There’s a lot of shame in being poor and needing social services, so we were asking them to open up completely for us.
Harry: The kids even spoke to the shame by not telling their friends where they live. I see a 40-year movement in the media starting with the Reagan administration to demonize people who receive social services, with the welfare queen and the 47 percent and we found the opposite to be true. Sure, there’s some fraud in the system, but the majority of people there are because of some unforeseen circumstances. They want to work. They want to support their family. They want the dignity of a job. The stereotype is very different, and you can find that, but after listening in on thousands of phone calls and visiting with hundreds of families you find that’s not the case.

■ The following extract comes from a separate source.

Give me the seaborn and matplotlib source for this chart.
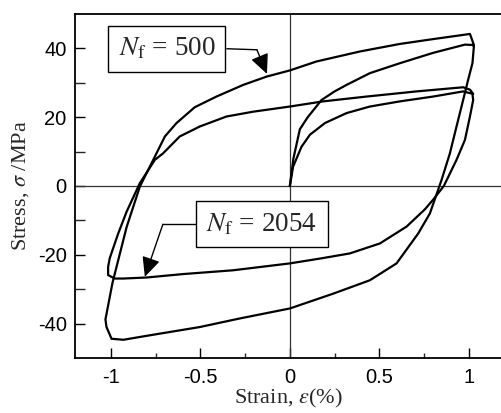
import numpy as np
import pandas as pd
import matplotlib
matplotlib.use("Agg")
import matplotlib.pyplot as plt
import seaborn as sns

# ---------------- data ----------------
# N_f = 500 : initial loading, unloading branch, reloading branch
outer_strain = [0.0, 0.02, 0.056, 0.10, 0.177, 0.25, 0.317, 0.447, 0.615, 0.80, 0.978, 1.02,
                1.028, 1.02, 0.996, 0.968, 0.931, 0.894, 0.847, 0.782, 0.717, 0.596, 0.447,
                0.242, 0.0, -0.279, -0.503, -0.782, -0.93, -0.996, -1.024, -1.03,
                -0.99, -0.968, -0.912, -0.838, -0.763, -0.698, -0.633, -0.531, -0.41,
                -0.26, -0.13, 0.0, 0.149, 0.391, 0.615, 0.80, 1.006, 1.028]
outer_stress = [0.0, 8.0, 16.5, 20.0, 25.0, 27.5, 29.4, 32.8, 35.7, 38.7, 41.1, 41.0,
                40.6, 35.7, 30.9, 25.0, 17.3, 9.5, 1.7, -8.0, -13.8, -22.5, -27.4,
                -31.3, -35.6, -38.5, -41.0, -43.4, -44.7, -44.4, -41.0, -38.8,
                -28.0, -23.5, -12.0, -0.2, 7.6, 14.4, 18.3, 22.9, 26.0,
                29.4, 31.8, 33.6, 36.2, 39.1, 41.3, 42.7, 44.2, 41.0]

# N_f = 2054 : initial loading, unloading branch, reloading branch
inner_strain = [0.0, 0.018, 0.065, 0.112, 0.196, 0.317, 0.447, 0.615, 0.80, 0.968, 1.02,
                1.024, 1.006, 0.978, 0.931, 0.86, 0.80, 0.754, 0.652, 0.503, 0.335, 0.168,
                0.0, -0.317, -0.596, -0.80, -0.931, -0.978, -1.015, -1.015,
                -1.006, -0.96, -0.912, -0.838, -0.754, -0.708, -0.615, -0.503, -0.354,
                -0.205, 0.0, 0.186, 0.428, 0.708, 0.968, 1.006, 1.024]
inner_stress = [0.0, 5.6, 11.4, 14.9, 18.3, 21.2, 23.1, 24.6, 26.0, 27.5, 26.8,
                25.0, 20.2, 13.4, 7.6, 0.0, -4.0, -6.8, -11.8, -16.7, -19.6, -21.1,
                -22.5, -24.5, -25.6, -26.6, -26.9, -26.9, -25.9, -23.5,
                -21.0, -14.0, -7.5, 0.8, 7.6, 9.5, 14.4, 17.3, 20.2,
                21.6, 23.1, 24.6, 26.0, 27.5, 28.7, 28.0, 26.8]

x_ticks = [-1, -0.5, 0, 0.5, 1]
x_tick_labels = ["-1", "-0.5", "0", "0.5", "1"]
y_ticks = [-40, -20, 0, 20, 40]
y_tick_labels = ["-40", "-20", "0", "20", "40"]
label_500 = r"$N_\mathrm{f}$ = 500"
label_2054 = r"$N_\mathrm{f}$ = 2054"

# ---------------- style ----------------
sns.set_style("ticks")
plt.rcParams["font.family"] = ["Liberation Sans", "DejaVu Sans"]
plt.rcParams["axes.unicode_minus"] = False
plt.rcParams["mathtext.fontset"] = "stix"

fig = plt.figure(figsize=(5.02, 4.13), dpi=100)
ax = fig.add_axes([75 / 502, 55 / 413, 1 - 75 / 502, (358 - 14) / 413])

ax.axhline(0, color="#333333", lw=0.9, zorder=1)
ax.axvline(0, color="#333333", lw=0.9, zorder=1)

df_o = pd.DataFrame({"strain": outer_strain, "stress": outer_stress})
df_i = pd.DataFrame({"strain": inner_strain, "stress": inner_stress})
sns.lineplot(data=df_o, x="strain", y="stress", sort=False, estimator=None,
             color="black", lw=1.6, ax=ax, zorder=3)
sns.lineplot(data=df_i, x="strain", y="stress", sort=False, estimator=None,
             color="black", lw=1.6, ax=ax, zorder=3)

ax.set_xlim(-1.2, 1.185)
ax.set_ylim(-50, 50)

ax.set_xticks(x_ticks)
ax.set_xticklabels(x_tick_labels)
ax.set_yticks(y_ticks)
ax.set_yticklabels(y_tick_labels)
ax.set_xticks([-0.75, -0.25, 0.25, 0.75], minor=True)
ax.set_yticks([-30, -10, 10, 30], minor=True)
ax.tick_params(axis="both", which="major", direction="in", length=7, width=1.0,
               labelsize=14.5, color="black", labelcolor="black")
ax.tick_params(axis="x", which="major", pad=7)
ax.tick_params(axis="y", which="major", pad=6)
ax.tick_params(axis="x", which="minor", direction="in", length=3.5, width=1.0)
ax.tick_params(axis="y", which="minor", direction="in", length=7, width=1.0)

for s in ["left", "bottom", "top"]:
    ax.spines[s].set_linewidth(1.3)
    ax.spines[s].set_color("black")
ax.spines["right"].set_visible(False)

ax.set_xlabel(r"Strain, $\varepsilon$(%)", fontsize=16, family="Liberation Serif", labelpad=0)
ax.set_ylabel(r"Stress, $\sigma$ /MPa", fontsize=16, family="Liberation Serif", labelpad=5)

# annotation boxes and arrows
box = dict(boxstyle="square,pad=0.38", fc="white", ec="black", lw=1.0)
ax.text(-0.687, 39.9, label_500, fontsize=19.5, family="Liberation Serif",
        ha="center", va="center", bbox=box, zorder=5)
ax.text(-0.156, -11.1, label_2054, fontsize=19.5, family="Liberation Serif",
        ha="center", va="center", bbox=box, zorder=5)

ax.plot([-0.352, -0.184], [39.9, 39.6], color="black", lw=1.0, zorder=4)
ax.annotate("", xy=(-0.128, 32.6), xytext=(-0.184, 39.6),
            arrowprops=dict(arrowstyle="-|>,head_length=0.6,head_width=0.28",
                            color="black", lw=1.0, mutation_scale=20,
                            shrinkA=0, shrinkB=0), zorder=4)
ax.plot([-0.52, -0.709], [-11.1, -11.1], color="black", lw=1.0, zorder=4)
ax.annotate("", xy=(-0.81, -26.4), xytext=(-0.709, -11.1),
            arrowprops=dict(arrowstyle="-|>,head_length=0.6,head_width=0.28",
                            color="black", lw=1.0, mutation_scale=20,
                            shrinkA=0, shrinkB=0), zorder=4)

fig.savefig("out.png", dpi=100)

J.T.: Are there any moments in making the film that haunt you or resonate with you?
Joe: There were a lot of moments. It’s extremely hard to be with folks who are going through very difficult times, including not having enough to eat. You’re with a film crew and you know when you break you’re going to go with the crew and get a meal, and you’re going to go back in a comfortable environment, and they are in danger of losing their electricity. It was difficult to be part of the film in that respect.
We made a trailer of the film, and in the trailer we paid the people at the end of the day. We paid them what we considered not a lot of money ... But what we didn’t realize is that they were so desperate that the amount of money we were giving them was changing their situation totally. So when we decided we were done shooting then we paid them. It was just very hard.